- DATA PROVIDED
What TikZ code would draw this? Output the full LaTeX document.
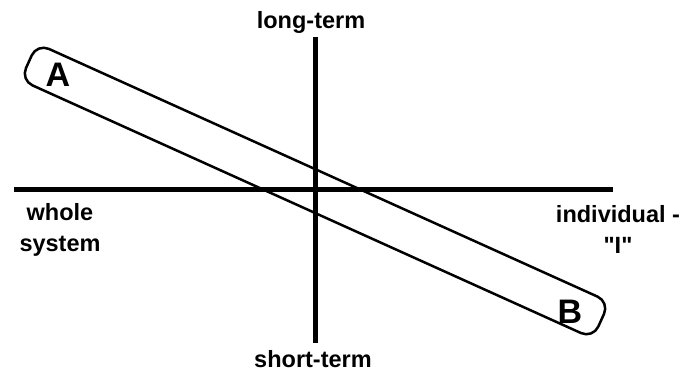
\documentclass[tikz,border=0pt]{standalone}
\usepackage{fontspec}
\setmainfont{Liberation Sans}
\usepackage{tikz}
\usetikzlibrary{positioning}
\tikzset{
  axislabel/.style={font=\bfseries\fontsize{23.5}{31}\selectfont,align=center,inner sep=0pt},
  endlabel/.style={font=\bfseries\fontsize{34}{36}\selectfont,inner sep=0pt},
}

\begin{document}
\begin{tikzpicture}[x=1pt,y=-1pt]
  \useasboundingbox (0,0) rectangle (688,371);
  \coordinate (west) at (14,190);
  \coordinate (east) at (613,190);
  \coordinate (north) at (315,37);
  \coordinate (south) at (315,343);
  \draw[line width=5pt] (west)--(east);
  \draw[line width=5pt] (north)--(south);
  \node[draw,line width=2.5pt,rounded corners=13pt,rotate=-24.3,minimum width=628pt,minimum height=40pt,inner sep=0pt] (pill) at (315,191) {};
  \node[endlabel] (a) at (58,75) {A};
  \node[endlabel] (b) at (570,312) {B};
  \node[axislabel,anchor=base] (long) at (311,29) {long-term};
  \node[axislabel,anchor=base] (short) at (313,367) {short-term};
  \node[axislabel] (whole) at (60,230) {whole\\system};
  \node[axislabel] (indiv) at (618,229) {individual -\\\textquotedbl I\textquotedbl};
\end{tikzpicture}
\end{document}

- AIM
Reproduce each line exactly, please, except for any pictures.

- EXERCISE SOLUTION
What TikZ code would draw this? Output the full LaTeX document.
\documentclass[tikz,border=0pt]{standalone}
\usepackage{fontspec}
\setmainfont{Liberation Sans}
\usepackage{tikz}
\usetikzlibrary{positioning}
\tikzset{
  axislabel/.style={font=\bfseries\fontsize{23.5}{31}\selectfont,align=center,inner sep=0pt},
  endlabel/.style={font=\bfseries\fontsize{34}{36}\selectfont,inner sep=0pt},
}

\begin{document}
\begin{tikzpicture}[x=1pt,y=-1pt]
  \useasboundingbox (0,0) rectangle (688,371);
  \coordinate (west) at (14,190);
  \coordinate (east) at (613,190);
  \coordinate (north) at (315,37);
  \coordinate (south) at (315,343);
  \draw[line width=5pt] (west)--(east);
  \draw[line width=5pt] (north)--(south);
  \node[draw,line width=2.5pt,rounded corners=13pt,rotate=-24.3,minimum width=628pt,minimum height=40pt,inner sep=0pt] (pill) at (315,191) {};
  \node[endlabel] (a) at (58,75) {A};
  \node[endlabel] (b) at (570,312) {B};
  \node[axislabel,anchor=base] (long) at (311,29) {long-term};
  \node[axislabel,anchor=base] (short) at (313,367) {short-term};
  \node[axislabel] (whole) at (60,230) {whole\\system};
  \node[axislabel] (indiv) at (618,229) {individual -\\\textquotedbl I\textquotedbl};
\end{tikzpicture}
\end{document}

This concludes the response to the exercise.